Andrej, qui possède déjà un passé de délinquance, se retrouve ainsi dans un centre de détention pour mineurs alors que sa mère ne veut plus s’occuper de lui et gérer ses déboires.
Comme plusieurs films carcéraux l’ont déjà montré, le fait d’être enfermé avec d’autres délinquants ne replace pas un individu sur le bon chemin. Tout au contraire, il ne fait qu’entretenir et amplifier le rapport à la criminalité.
C’est exactement le cas d’Andrej dans le premier et très prenant film du réalisateur slovène Darko Štante, Conséquences.Le spectateur est entièrement happé par cette histoire qui le frappe de plein fouet et Štante parvient à le garder en immersion tout au long grâce à son style naturaliste, cru et brut. Sa caméra transmet le ressenti sans avoir à se faire insistante ou sans avoir recours à des artifices de quelque sorte. Les performances authentiques des comédiens non professionnels, spécialement celle de Matej Zemljic qui incarne Andrej, participent aussi à créer le fort engagement du spectateur.

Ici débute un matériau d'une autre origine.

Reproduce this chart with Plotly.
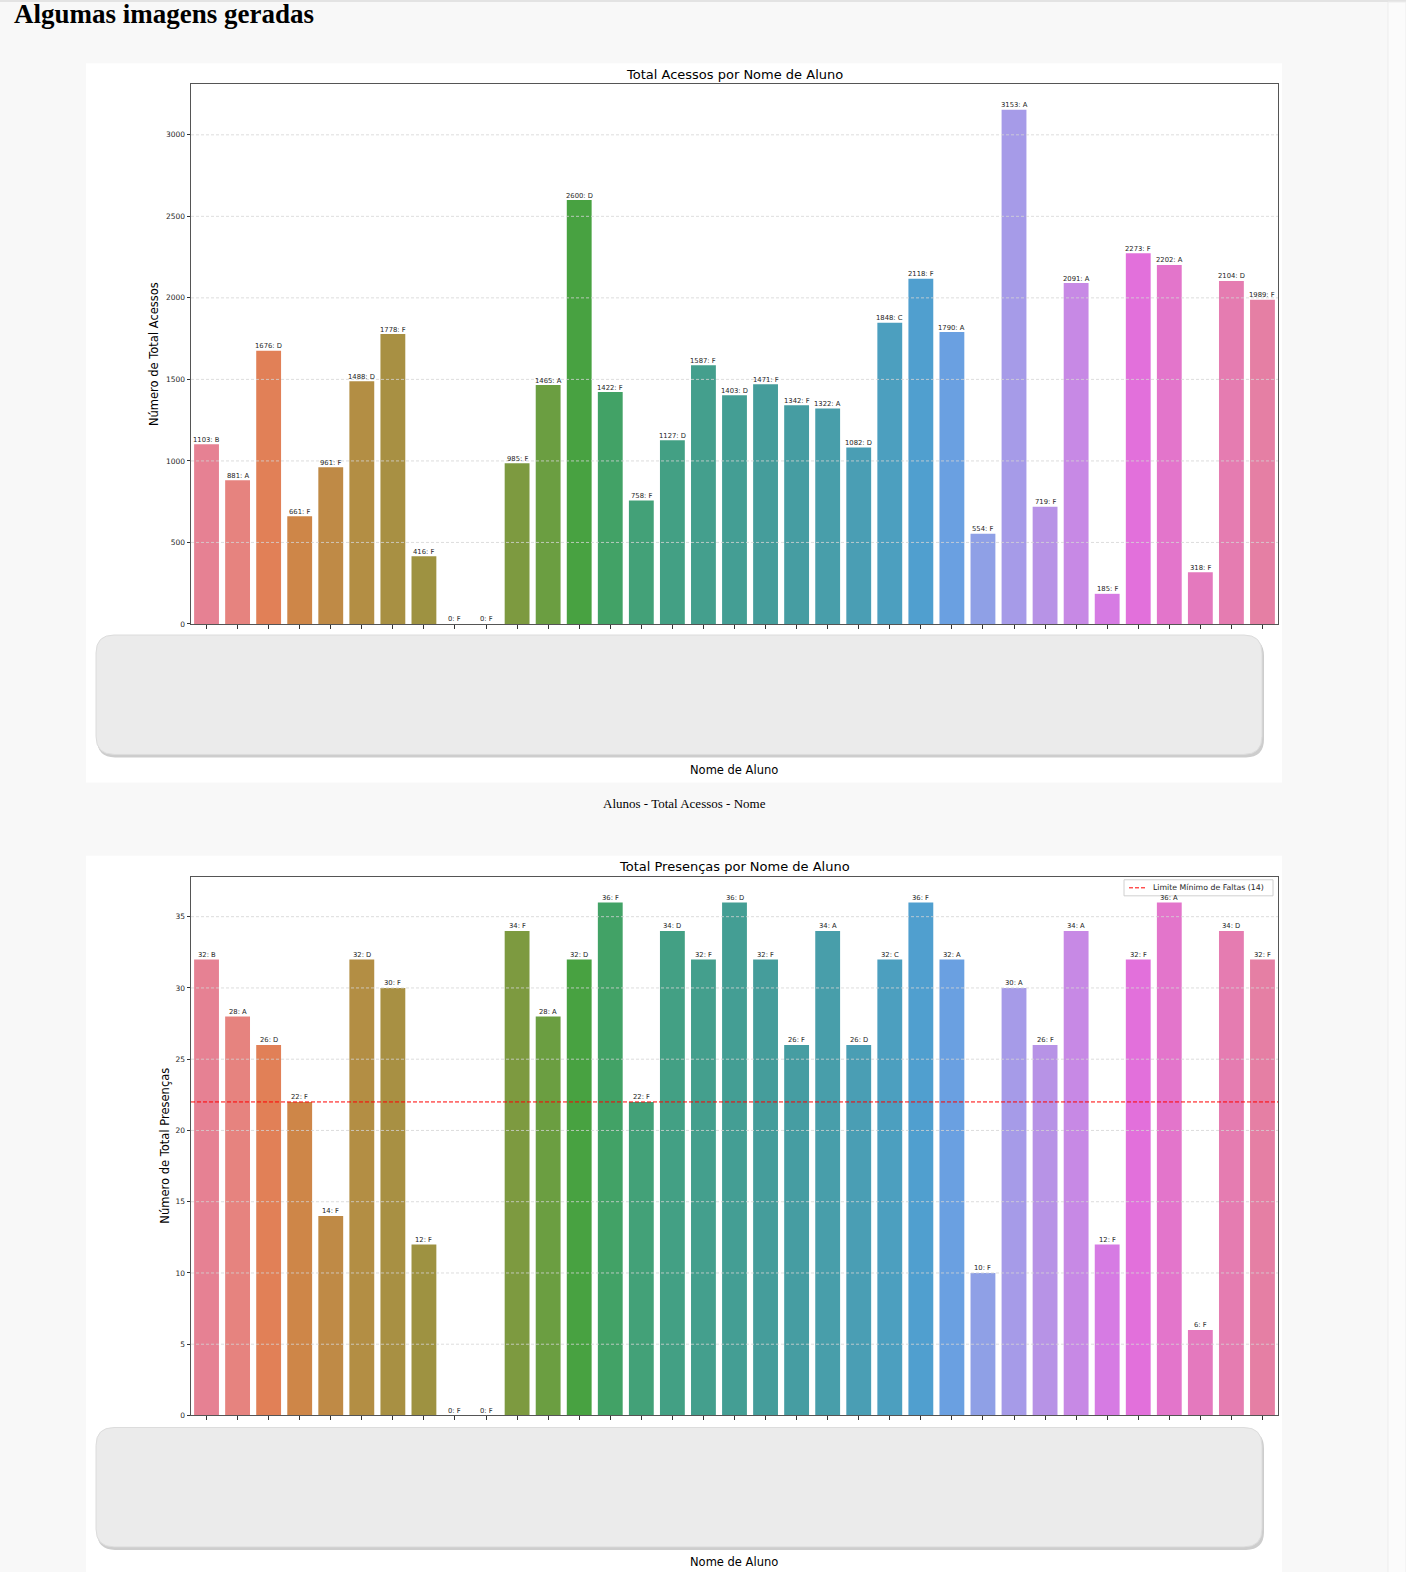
import colorsys
import math
import plotly.graph_objects as go

# dados (nomes dos alunos estao ocultos na imagem original)
alunos = ["Aluno 01", "Aluno 02", "Aluno 03", "Aluno 04", "Aluno 05", "Aluno 06", "Aluno 07",
          "Aluno 08", "Aluno 09", "Aluno 10", "Aluno 11", "Aluno 12", "Aluno 13", "Aluno 14",
          "Aluno 15", "Aluno 16", "Aluno 17", "Aluno 18", "Aluno 19", "Aluno 20", "Aluno 21",
          "Aluno 22", "Aluno 23", "Aluno 24", "Aluno 25", "Aluno 26", "Aluno 27", "Aluno 28",
          "Aluno 29", "Aluno 30", "Aluno 31", "Aluno 32", "Aluno 33", "Aluno 34", "Aluno 35"]
acessos = [1103, 881, 1676, 661, 961, 1488, 1778, 416, 0, 0, 985, 1465, 2600, 1422, 758,
           1127, 1587, 1403, 1471, 1342, 1322, 1082, 1848, 2118, 1790, 554, 3153, 719, 2091,
           185, 2273, 2202, 318, 2104, 1989]
presencas = [32, 28, 26, 22, 14, 32, 30, 12, 0, 0, 34, 28, 32, 36, 22, 34, 32, 36, 32, 26,
             34, 26, 32, 36, 32, 10, 30, 26, 34, 12, 32, 36, 6, 34, 32]
conceitos = ["B", "A", "D", "F", "F", "D", "F", "F", "F", "F", "F", "A", "D", "F", "F", "D",
             "F", "D", "F", "F", "A", "D", "C", "F", "A", "F", "A", "F", "A", "F", "F", "A",
             "F", "D", "F"]
ticks_acessos = [0, 500, 1000, 1500, 2000, 2500, 3000]
ticks_presencas = [0, 5, 10, 15, 20, 25, 30, 35]
total_aulas = 36
limite_faltas = 14
limite_presencas = total_aulas - limite_faltas

# paleta husl (como no seaborn) com saturacao 0.75
M = [[3.2406, -1.5372, -0.4986], [-0.9689, 1.8758, 0.0415], [0.0557, -0.2040, 1.0570]]


def max_chroma(L, H):
    hrad = math.radians(H)
    sinH, cosH = math.sin(hrad), math.cos(hrad)
    sub1 = (L + 16) ** 3 / 1560896.0
    sub2 = sub1 if sub1 > 0.008856 else L / 903.3
    result = float("inf")
    for m1, m2, m3 in M:
        top = (0.99915 * m1 + 1.05122 * m2 + 1.14460 * m3) * sub2
        rbottom = 0.86330 * m3 - 0.17266 * m2
        lbottom = 0.12949 * m3 - 0.38848 * m1
        bottom = (rbottom * sinH + lbottom * cosH) * sub2
        for t in (0.0, 1.0):
            C = L * (top - 1.05122 * t) / (bottom + 0.17266 * sinH * t)
            if 0 < C < result:
                result = C
    return result


def husl_to_rgb(h, s, l):
    C = max_chroma(l, h) / 100.0 * s
    U = math.cos(math.radians(h)) * C
    V = math.sin(math.radians(h)) * C
    t = (l + 16) / 116.0
    varY = t ** 3 if t ** 3 > 0.008856 else (116 * t - 16) / 903.3
    varU = U / (13 * l) + 0.19784
    varV = V / (13 * l) + 0.46834
    Y = varY
    X = -(9 * Y * varU) / ((varU - 4) * varV - varU * varV)
    Z = (9 * Y - 15 * varV * Y - varV * X) / (3 * varV)
    out = []
    for row in M:
        c = row[0] * X + row[1] * Y + row[2] * Z
        c = 12.92 * c if c <= 0.0031308 else 1.055 * c ** (1 / 2.4) - 0.055
        out.append(min(max(c, 0), 1))
    return out


def paleta(n):
    cores = []
    for i in range(n):
        h = ((i / n + 0.01) % 1) * 359
        r, g, b = husl_to_rgb(h, 0.9 * 99, 0.65 * 99)
        hh, ll, ss = colorsys.rgb_to_hls(r, g, b)
        r, g, b = colorsys.hls_to_rgb(hh, ll, ss * 0.75)
        cores.append("rgb(%d,%d,%d)" % (round(r * 255), round(g * 255), round(b * 255)))
    return cores


cores = paleta(len(alunos))
pos = list(range(len(alunos)))

# a captura sai ~0.6% comprimida na vertical, por isso a figura e um pouco mais alta
W, H = 1406, 1582
REF_H = 1572


def px(x):
    return x / W


def py(y):
    return 1 - y / REF_H


def caixa(x0, y0, x1, y1, r):
    a, b, c, d = px(x0), px(x1), py(y0), py(y1)
    rx, ry = r / W, r / REF_H
    return ("M %f,%f L %f,%f Q %f,%f %f,%f L %f,%f Q %f,%f %f,%f L %f,%f Q %f,%f %f,%f "
            "L %f,%f Q %f,%f %f,%f Z" % (
                a + rx, c, b - rx, c, b, c, b, c - ry, b, d + ry, b, d, b - rx, d,
                a + rx, d, a, d, a, d + ry, a, c - ry, a, c, a + rx, c))


fig = go.Figure()

fig.add_trace(go.Bar(x=pos, y=acessos, marker=dict(color=cores, line=dict(width=0)),
                     showlegend=False, hovertext=alunos, xaxis="x", yaxis="y"))
fig.add_trace(go.Bar(x=pos, y=presencas, marker=dict(color=cores, line=dict(width=0)),
                     showlegend=False, hovertext=alunos, xaxis="x2", yaxis="y2"))
fig.add_trace(go.Scatter(x=[-0.5, len(alunos) - 0.5], y=[limite_presencas, limite_presencas],
                         mode="lines", line=dict(color="red", width=1, dash="4px,2px"),
                         name=f"Limite Mínimo de Faltas ({limite_faltas})", showlegend=False,
                         xaxis="x2", yaxis="y2"))

eixo_x = dict(range=[-0.5, len(alunos) - 0.5], tickvals=pos, ticktext=alunos,
              showticklabels=False, ticks="outside", ticklen=4, tickcolor="#333",
              showgrid=False, zeroline=False, showline=True, mirror=True,
              linecolor="#555", linewidth=1)
eixo_y = dict(ticks="outside", ticklen=3.5, tickcolor="#333", showgrid=False, zeroline=False,
              showline=True, mirror=True, linecolor="#555", linewidth=1,
              tickfont=dict(size=7.5, color="#262626"))

shapes = [
    dict(type="rect", xref="paper", yref="paper", x0=px(86), x1=px(1282), y0=py(780), y1=py(63),
         fillcolor="white", line=dict(width=0), layer="below"),
    dict(type="rect", xref="paper", yref="paper", x0=px(86), x1=px(1282), y0=0, y1=py(853),
         fillcolor="white", line=dict(width=0), layer="below"),
    dict(type="rect", xref="paper", yref="paper", x0=0, x1=1, y0=py(2), y1=1,
         fillcolor="#e3e3e3", line=dict(width=0), layer="below"),
    dict(type="rect", xref="paper", yref="paper", x0=px(1388), x1=1, y0=0, y1=py(2),
         fillcolor="#fbfbfb", line=dict(color="#ededed", width=1), layer="below"),
]
for v in ticks_acessos[1:]:
    shapes.append(dict(type="line", xref="x domain", yref="y", x0=0, x1=1, y0=v, y1=v,
                       line=dict(color="#d4d4d4", width=0.8, dash="3px,2px"), layer="above"))
for v in ticks_presencas[1:]:
    shapes.append(dict(type="line", xref="x2 domain", yref="y2", x0=0, x1=1, y0=v, y1=v,
                       line=dict(color="#d4d4d4", width=0.8, dash="3px,2px"), layer="above"))
for top, bot in [(633, 752), (1423, 1542)]:
    shapes.append(dict(type="path", xref="paper", yref="paper",
                       path=caixa(97, top + 3, 1264, bot + 3, 18),
                       fillcolor="#cdcdcd", line=dict(width=0), layer="above"))
    shapes.append(dict(type="path", xref="paper", yref="paper", path=caixa(96, top, 1262, bot, 18),
                       fillcolor="#ebebeb", line=dict(color="#dcdcdc", width=1), layer="above"))

# legenda desenhada a mao (mais compacta, como no matplotlib)
shapes.append(dict(type="rect", xref="paper", yref="paper", x0=px(1124), x1=px(1273),
                   y0=py(893), y1=py(877), fillcolor="rgba(255,255,255,0.85)",
                   line=dict(color="#d0d0d0", width=1), layer="above"))
shapes.append(dict(type="line", xref="paper", yref="paper", x0=px(1129), x1=px(1146),
                   y0=py(885), y1=py(885), line=dict(color="red", width=1, dash="4px,2px"),
                   layer="above"))

anot = dict(xref="paper", yref="paper", showarrow=False, xanchor="center", yanchor="middle")
annotations = [
    dict(anot, text="<b>Algumas imagens geradas</b>", x=px(12), y=py(14), xanchor="left",
         font=dict(family="Liberation Serif", size=27, color="black")),
    dict(anot, text="Total Acessos por Nome de Aluno", x=px(734), y=py(74),
         font=dict(size=13, color="black")),
    dict(anot, text="Número de Total Acessos", x=px(154), y=py(353), textangle=-90,
         font=dict(size=11.5, color="black")),
    dict(anot, text="Nome de Aluno", x=px(734), y=py(768), font=dict(size=11.5, color="black")),
    dict(anot, text="Alunos - Total Acessos - Nome", x=px(684), y=py(801),
         font=dict(family="Liberation Serif", size=13, color="black")),
    dict(anot, text="Total Presenças por Nome de Aluno", x=px(734), y=py(864),
         font=dict(size=13, color="black")),
    dict(anot, text="Número de Total Presenças", x=px(165), y=py(1142), textangle=-90,
         font=dict(size=11.5, color="black")),
    dict(anot, text="Nome de Aluno", x=px(734), y=py(1557), font=dict(size=11.5, color="black")),
    dict(anot, text=f"Limite Mínimo de Faltas ({limite_faltas})", x=px(1151), y=py(885),
         xanchor="left", font=dict(size=7.8, color="#262626")),
]
for i, (v, c) in enumerate(zip(acessos, conceitos)):
    annotations.append(dict(x=i, y=v, xref="x", yref="y", text=f"{v}: {c}", showarrow=False,
                            yanchor="bottom", yshift=-1.5,
                            font=dict(size=6.8, color="#262626")))
for i, (v, c) in enumerate(zip(presencas, conceitos)):
    annotations.append(dict(x=i, y=v, xref="x2", yref="y2", text=f"{v}: {c}", showarrow=False,
                            yanchor="bottom", yshift=-1.5,
                            font=dict(size=6.8, color="#262626")))

fig.update_layout(
    width=W, height=H, margin=dict(l=0, r=0, t=0, b=0, pad=0),
    paper_bgcolor="#f8f8f8", plot_bgcolor="white",
    font=dict(family="DejaVu Sans", color="#262626"),
    bargap=0.2,
    xaxis=dict(eixo_x, domain=[px(191), px(1278)], anchor="y"),
    yaxis=dict(eixo_y, domain=[py(622), py(84)], range=[0, 3310], tickvals=ticks_acessos,
               anchor="x"),
    xaxis2=dict(eixo_x, domain=[px(191), px(1278)], anchor="y2"),
    yaxis2=dict(eixo_y, domain=[py(1411), py(874)], range=[0, 37.8], tickvals=ticks_presencas,
                anchor="x2"),
    shapes=shapes, annotations=annotations,
)

fig.write_html("out.html", config={"displayModeBar": False},
               post_script="document.body.style.margin = '0'; document.body.style.overflow = 'hidden';"
                           "var d = document.getElementById('{plot_id}');"
                           "d.style.position = 'absolute'; d.style.top = '0'; d.style.left = '0';")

De cette manière frontale et naturelle est donc mise en scène une joute de pouvoir masculin où se mêlent subtilement intimidation et séduction. Masculinité toxique, homosexualité latente, abus de pouvoir, nécessité de prouver sa virilité, humiliation et effets de groupe sont également au menu. Le tout vécu dans la confusion associée à cet âge, exacerbée par une passion amoureuse taboue que le héros commence à découvrir.
Un grand désespoir se dégage du film de Štante. Il est impossible pour le protagoniste d’entrevoir une paix de l’esprit ou une perspective d’avenir saine et aucune aide ne lui est accessible. L’autorité du centre de détention ne fonctionne pas. Les intervenants ne peuvent appliquer de sanctions, leur seul outil est de menacer d’appeler la police, une menace qui n’impressionne personne. Les jeunes gèrent le centre à coup de violence et de jeux de pouvoir.
Lui-même ancien intervenant dans un centre de détention pour mineurs en Slovénie, le réalisateur témoigne d’un système judiciaire dysfonctionnel au sein d’un pays qui ne sait plus comment gérer sa jeunesse en perte de repères étatiques et parentaux, en proie à une détresse émotionnelle, face à un destin terrible et irrémédiable.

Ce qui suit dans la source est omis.